---------- RECORDED DATA ----------

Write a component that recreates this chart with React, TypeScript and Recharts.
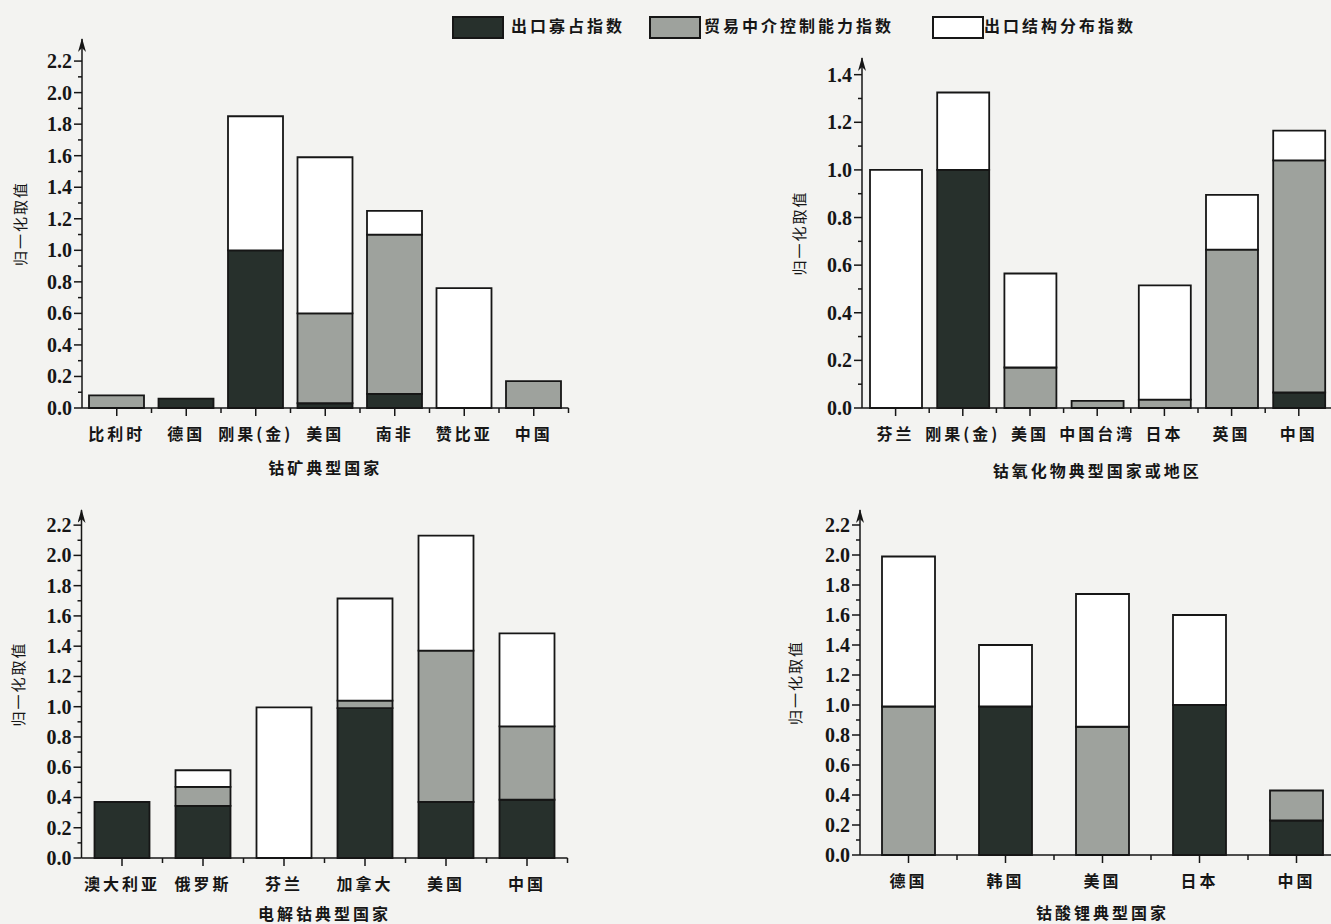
import React from 'react';
import { BarChart, Bar, XAxis, YAxis } from 'recharts';

// 钴矿
const oreCountries = ['比利时', '德国', '刚果(金)', '美国', '南非', '赞比亚', '中国'];
const oreOligopoly = [0, 0.06, 1.0, 0.03, 0.09, 0, 0];
const oreIntermediary = [0.08, 0, 0, 0.57, 1.01, 0, 0.17];
const oreStructure = [0, 0, 0.85, 0.99, 0.15, 0.76, 0];

// 钴氧化物
const oxideRegions = ['芬兰', '刚果(金)', '美国', '中国台湾', '日本', '英国', '中国'];
const oxideOligopoly = [0, 1.0, 0, 0, 0, 0, 0.065];
const oxideIntermediary = [0, 0, 0.17, 0.03, 0.035, 0.665, 0.975];
const oxideStructure = [1.0, 0.325, 0.395, 0, 0.48, 0.23, 0.125];

// 电解钴
const cathodeCountries = ['澳大利亚', '俄罗斯', '芬兰', '加拿大', '美国', '中国'];
const cathodeOligopoly = [0.37, 0.345, 0, 0.99, 0.37, 0.385];
const cathodeIntermediary = [0, 0.125, 0, 0.05, 1.0, 0.485];
const cathodeStructure = [0, 0.11, 0.995, 0.675, 0.76, 0.615];

// 钴酸锂
const licoCountries = ['德国', '韩国', '美国', '日本', '中国'];
const licoOligopoly = [0, 0.99, 0, 1.0, 0.23];
const licoIntermediary = [0.99, 0, 0.855, 0, 0.2];
const licoStructure = [1.0, 0.41, 0.885, 0.6, 0];

const seriesNames = ['出口寡占指数', '贸易中介控制能力指数', '出口结构分布指数'];

const ticks22 = [0, 0.1, 0.2, 0.3, 0.4, 0.5, 0.6, 0.7, 0.8, 0.9, 1.0, 1.1, 1.2, 1.3, 1.4, 1.5, 1.6, 1.7, 1.8, 1.9, 2.0, 2.1, 2.2];
const ticks14 = [0, 0.1, 0.2, 0.3, 0.4, 0.5, 0.6, 0.7, 0.8, 0.9, 1.0, 1.1, 1.2, 1.3, 1.4];

const DARK = '#27302c';
const MID = '#9ea29d';
const LIGHT = '#ffffff';
const INK = '#161616';
const CJK = '"Noto Sans CJK SC", sans-serif';
const NUM = '"Liberation Serif", "DejaVu Serif", serif';

const YTick = (props: any) => {
  const { x, y, payload } = props;
  const v = payload.value;
  const major = Math.round(v * 10) % 2 === 0;
  return (
    <g>
      <line x1={x - (major ? 8 : 4)} x2={x} y1={y} y2={y} stroke={INK} strokeWidth={1.5} />
      {major && (
        <text x={x - 10} y={y} dy="0.35em" textAnchor="end" fill={INK}
          style={{ fontFamily: NUM, fontWeight: 700, fontSize: 20 }}>
          {v.toFixed(1)}
        </text>
      )}
    </g>
  );
};

const XTick = (props: any) => {
  const { x, y, payload, band } = props;
  return (
    <g>
      <line x1={x} x2={x} y1={y} y2={y + 8} stroke={INK} strokeWidth={1.5} />
      <line x1={x + band / 2} x2={x + band / 2} y1={y} y2={y + 5} stroke={INK} strokeWidth={1.5} />
      <text x={x} y={y + 26} dy="0.35em" textAnchor="middle" fill={INK}
        style={{ fontFamily: CJK, fontWeight: 700, fontSize: 16, letterSpacing: 3 }}>
        {payload.value}
      </text>
    </g>
  );
};

type PanelProps = {
  left: number; top: number; width: number; height: number;
  categories: string[]; dark: number[]; mid: number[]; light: number[];
  yMax: number; ticks: number[]; yAxisWidth: number;
  marginTop: number; marginRight: number; marginBottom: number; xAxisHeight: number;
  band: number; barSize: number; title: string; yLabelX: number;
};

const Panel = (p: PanelProps) => {
  const data = p.categories.map((name, i) => ({
    name,
    oligopoly: p.dark[i],
    intermediary: p.mid[i],
    structure: p.light[i],
  }));
  const axisLine = { stroke: INK, strokeWidth: 1.5 };
  return (
    <div style={{ position: 'absolute', left: p.left, top: p.top }}>
      <BarChart
        width={p.width}
        height={p.height}
        data={data}
        margin={{ top: p.marginTop, right: p.marginRight, bottom: p.marginBottom, left: 0 }}
      >
        <XAxis
          dataKey="name"
          interval={0}
          tickLine={false}
          tickSize={0}
          tickMargin={0}
          height={p.xAxisHeight}
          axisLine={axisLine}
          tick={(tp: any) => <XTick {...tp} band={p.band} />}
          label={{
            value: p.title,
            position: 'insideBottom',
            offset: 0,
            style: { fontFamily: CJK, fontWeight: 700, fontSize: 16, letterSpacing: 3, fill: INK },
          }}
        />
        <YAxis
          type="number"
          domain={[0, p.yMax]}
          ticks={p.ticks}
          interval={0}
          width={p.yAxisWidth}
          tickLine={false}
          tickSize={0}
          tickMargin={0}
          axisLine={{ ...axisLine, markerStart: 'url(#axisArrow)' } as any}
          tick={(tp: any) => <YTick {...tp} />}
          label={{
            value: '归一化取值',
            angle: -90,
            position: 'insideLeft',
            offset: p.yLabelX,
            style: { textAnchor: 'middle', fontFamily: CJK, fontSize: 15, letterSpacing: 2, fill: INK },
          }}
        />
        <Bar dataKey="oligopoly" name={seriesNames[0]} stackId="s" fill={DARK} stroke={INK}
          strokeWidth={1.8} barSize={p.barSize} isAnimationActive={false} />
        <Bar dataKey="intermediary" name={seriesNames[1]} stackId="s" fill={MID} stroke={INK}
          strokeWidth={1.8} barSize={p.barSize} isAnimationActive={false} />
        <Bar dataKey="structure" name={seriesNames[2]} stackId="s" fill={LIGHT} stroke={INK}
          strokeWidth={1.8} barSize={p.barSize} isAnimationActive={false} />
      </BarChart>
    </div>
  );
};

const legendItems = [
  { name: seriesNames[0], fill: DARK, boxLeft: 452, textLeft: 511 },
  { name: seriesNames[1], fill: MID, boxLeft: 649, textLeft: 704 },
  { name: seriesNames[2], fill: LIGHT, boxLeft: 932, textLeft: 984 },
];

export default function App() {
  return (
    <div style={{ position: 'absolute', left: 0, top: 0, width: 1331, height: 924, overflow: 'hidden', background: '#f3f3f1' }}>
      <svg width={0} height={0} style={{ position: 'absolute' }}>
        <defs>
          <marker id="axisArrow" markerUnits="userSpaceOnUse" viewBox="0 0 14 8" markerWidth={14} markerHeight={8}
            refX={13} refY={4} orient="auto-start-reverse">
            <path d="M0,0 L14,4 L0,8 L4,4 Z" fill={INK} />
          </marker>
        </defs>
      </svg>

      {legendItems.map((it) => (
        <React.Fragment key={it.name}>
          <div style={{
            position: 'absolute', left: it.boxLeft, top: 16, width: 48, height: 19,
            background: it.fill, border: `2px solid ${INK}`,
          }} />
          <div style={{
            position: 'absolute', left: it.textLeft, top: 13, fontFamily: CJK, fontWeight: 700,
            fontSize: 16, letterSpacing: 3, color: INK, lineHeight: '24px', whiteSpace: 'nowrap',
          }}>
            {it.name}
          </div>
        </React.Fragment>
      ))}

      <Panel left={0} top={0} width={600} height={490}
        categories={oreCountries} dark={oreOligopoly} mid={oreIntermediary} light={oreStructure}
        yMax={2.34} ticks={ticks22} yAxisWidth={82}
        marginTop={39} marginRight={31.5} marginBottom={16} xAxisHeight={66}
        band={69.5} barSize={55} title="钴矿典型国家" yLabelX={21} />

      <Panel left={770} top={0} width={600} height={490}
        categories={oxideRegions} dark={oxideOligopoly} mid={oxideIntermediary} light={oxideStructure}
        yMax={1.47} ticks={ticks14} yAxisWidth={92}
        marginTop={58} marginRight={37.6} marginBottom={13} xAxisHeight={69}
        band={67.2} barSize={52} title="钴氧化物典型国家或地区" yLabelX={30} />

      <Panel left={0} top={490} width={600} height={434}
        categories={cathodeCountries} dark={cathodeOligopoly} mid={cathodeIntermediary} light={cathodeStructure}
        yMax={2.3} ticks={ticks22} yAxisWidth={81.5}
        marginTop={20} marginRight={32.5} marginBottom={4} xAxisHeight={62}
        band={81} barSize={55} title="电解钴典型国家" yLabelX={19} />

      <Panel left={770} top={490} width={600} height={434}
        categories={licoCountries} dark={licoOligopoly} mid={licoIntermediary} light={licoStructure}
        yMax={2.3} ticks={ticks22} yAxisWidth={90}
        marginTop={20} marginRight={25} marginBottom={5} xAxisHeight={64}
        band={97} barSize={53} title="钴酸锂典型国家" yLabelX={26} />
    </div>
  );
}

----------

▶ **AIM**
Write out the lines from the start of the material to the line with "1.2, 1.3, 1.4];", inclusive and exactly. Skip the pictures.

▶ **ANSWER TO THIS EXERCISE**
Write a component that recreates this chart with React, TypeScript and Recharts.
import React from 'react';
import { BarChart, Bar, XAxis, YAxis } from 'recharts';

// 钴矿
const oreCountries = ['比利时', '德国', '刚果(金)', '美国', '南非', '赞比亚', '中国'];
const oreOligopoly = [0, 0.06, 1.0, 0.03, 0.09, 0, 0];
const oreIntermediary = [0.08, 0, 0, 0.57, 1.01, 0, 0.17];
const oreStructure = [0, 0, 0.85, 0.99, 0.15, 0.76, 0];

// 钴氧化物
const oxideRegions = ['芬兰', '刚果(金)', '美国', '中国台湾', '日本', '英国', '中国'];
const oxideOligopoly = [0, 1.0, 0, 0, 0, 0, 0.065];
const oxideIntermediary = [0, 0, 0.17, 0.03, 0.035, 0.665, 0.975];
const oxideStructure = [1.0, 0.325, 0.395, 0, 0.48, 0.23, 0.125];

// 电解钴
const cathodeCountries = ['澳大利亚', '俄罗斯', '芬兰', '加拿大', '美国', '中国'];
const cathodeOligopoly = [0.37, 0.345, 0, 0.99, 0.37, 0.385];
const cathodeIntermediary = [0, 0.125, 0, 0.05, 1.0, 0.485];
const cathodeStructure = [0, 0.11, 0.995, 0.675, 0.76, 0.615];

// 钴酸锂
const licoCountries = ['德国', '韩国', '美国', '日本', '中国'];
const licoOligopoly = [0, 0.99, 0, 1.0, 0.23];
const licoIntermediary = [0.99, 0, 0.855, 0, 0.2];
const licoStructure = [1.0, 0.41, 0.885, 0.6, 0];

const seriesNames = ['出口寡占指数', '贸易中介控制能力指数', '出口结构分布指数'];

const ticks22 = [0, 0.1, 0.2, 0.3, 0.4, 0.5, 0.6, 0.7, 0.8, 0.9, 1.0, 1.1, 1.2, 1.3, 1.4, 1.5, 1.6, 1.7, 1.8, 1.9, 2.0, 2.1, 2.2];
const ticks14 = [0, 0.1, 0.2, 0.3, 0.4, 0.5, 0.6, 0.7, 0.8, 0.9, 1.0, 1.1, 1.2, 1.3, 1.4];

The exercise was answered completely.